DATA
+---+

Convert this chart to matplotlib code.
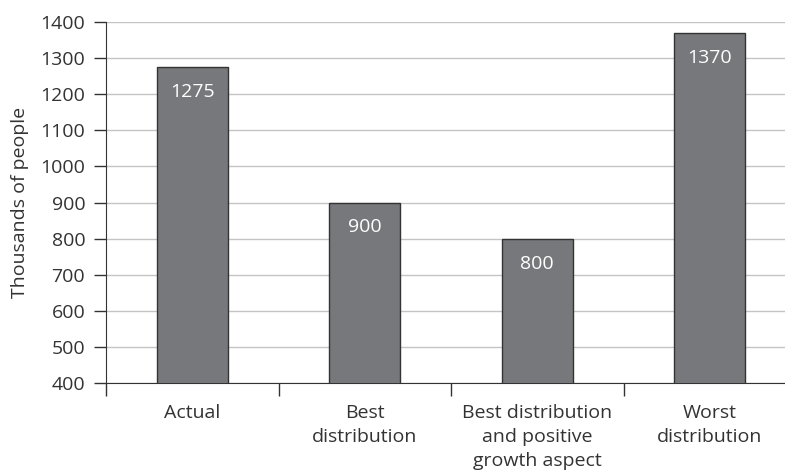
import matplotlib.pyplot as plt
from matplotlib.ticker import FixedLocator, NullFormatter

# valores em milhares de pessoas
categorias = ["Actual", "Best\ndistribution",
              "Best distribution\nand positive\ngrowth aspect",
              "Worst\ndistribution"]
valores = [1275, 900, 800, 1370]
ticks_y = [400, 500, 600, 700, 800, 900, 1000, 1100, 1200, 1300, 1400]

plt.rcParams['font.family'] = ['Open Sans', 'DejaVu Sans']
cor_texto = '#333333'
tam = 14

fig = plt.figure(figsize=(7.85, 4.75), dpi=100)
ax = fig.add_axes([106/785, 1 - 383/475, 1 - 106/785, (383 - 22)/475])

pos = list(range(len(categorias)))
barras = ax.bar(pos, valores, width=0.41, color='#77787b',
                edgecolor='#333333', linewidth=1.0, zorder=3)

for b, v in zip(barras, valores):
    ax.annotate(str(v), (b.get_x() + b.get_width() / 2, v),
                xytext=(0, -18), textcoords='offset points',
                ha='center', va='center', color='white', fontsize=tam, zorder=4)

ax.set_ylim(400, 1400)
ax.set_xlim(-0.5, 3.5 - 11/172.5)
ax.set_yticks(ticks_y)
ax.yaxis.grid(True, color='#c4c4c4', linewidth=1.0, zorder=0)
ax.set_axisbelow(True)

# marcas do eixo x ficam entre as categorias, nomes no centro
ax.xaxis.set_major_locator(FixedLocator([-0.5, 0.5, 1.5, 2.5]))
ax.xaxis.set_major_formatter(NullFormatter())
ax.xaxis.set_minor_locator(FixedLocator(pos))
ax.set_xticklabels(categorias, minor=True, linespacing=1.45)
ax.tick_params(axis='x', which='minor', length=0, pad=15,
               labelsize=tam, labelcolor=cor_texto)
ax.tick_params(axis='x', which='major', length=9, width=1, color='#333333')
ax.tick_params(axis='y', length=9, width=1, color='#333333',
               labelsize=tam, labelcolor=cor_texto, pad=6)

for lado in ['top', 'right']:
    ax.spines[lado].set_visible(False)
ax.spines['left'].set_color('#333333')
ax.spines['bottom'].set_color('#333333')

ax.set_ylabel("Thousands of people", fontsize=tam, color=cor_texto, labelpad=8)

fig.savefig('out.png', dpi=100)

+---+

WORK TO BE COMPLETED
Write out each line again precisely as it appears, skipping every picture.

WRITTEN ANSWER
Convert this chart to matplotlib code.
import matplotlib.pyplot as plt
from matplotlib.ticker import FixedLocator, NullFormatter

# valores em milhares de pessoas
categorias = ["Actual", "Best\ndistribution",
              "Best distribution\nand positive\ngrowth aspect",
              "Worst\ndistribution"]
valores = [1275, 900, 800, 1370]
ticks_y = [400, 500, 600, 700, 800, 900, 1000, 1100, 1200, 1300, 1400]

plt.rcParams['font.family'] = ['Open Sans', 'DejaVu Sans']
cor_texto = '#333333'
tam = 14

fig = plt.figure(figsize=(7.85, 4.75), dpi=100)
ax = fig.add_axes([106/785, 1 - 383/475, 1 - 106/785, (383 - 22)/475])

pos = list(range(len(categorias)))
barras = ax.bar(pos, valores, width=0.41, color='#77787b',
                edgecolor='#333333', linewidth=1.0, zorder=3)

for b, v in zip(barras, valores):
    ax.annotate(str(v), (b.get_x() + b.get_width() / 2, v),
                xytext=(0, -18), textcoords='offset points',
                ha='center', va='center', color='white', fontsize=tam, zorder=4)

ax.set_ylim(400, 1400)
ax.set_xlim(-0.5, 3.5 - 11/172.5)
ax.set_yticks(ticks_y)
ax.yaxis.grid(True, color='#c4c4c4', linewidth=1.0, zorder=0)
ax.set_axisbelow(True)

# marcas do eixo x ficam entre as categorias, nomes no centro
ax.xaxis.set_major_locator(FixedLocator([-0.5, 0.5, 1.5, 2.5]))
ax.xaxis.set_major_formatter(NullFormatter())
ax.xaxis.set_minor_locator(FixedLocator(pos))
ax.set_xticklabels(categorias, minor=True, linespacing=1.45)
ax.tick_params(axis='x', which='minor', length=0, pad=15,
               labelsize=tam, labelcolor=cor_texto)
ax.tick_params(axis='x', which='major', length=9, width=1, color='#333333')
ax.tick_params(axis='y', length=9, width=1, color='#333333',
               labelsize=tam, labelcolor=cor_texto, pad=6)

for lado in ['top', 'right']:
    ax.spines[lado].set_visible(False)
ax.spines['left'].set_color('#333333')
ax.spines['bottom'].set_color('#333333')

ax.set_ylabel("Thousands of people", fontsize=tam, color=cor_texto, labelpad=8)

fig.savefig('out.png', dpi=100)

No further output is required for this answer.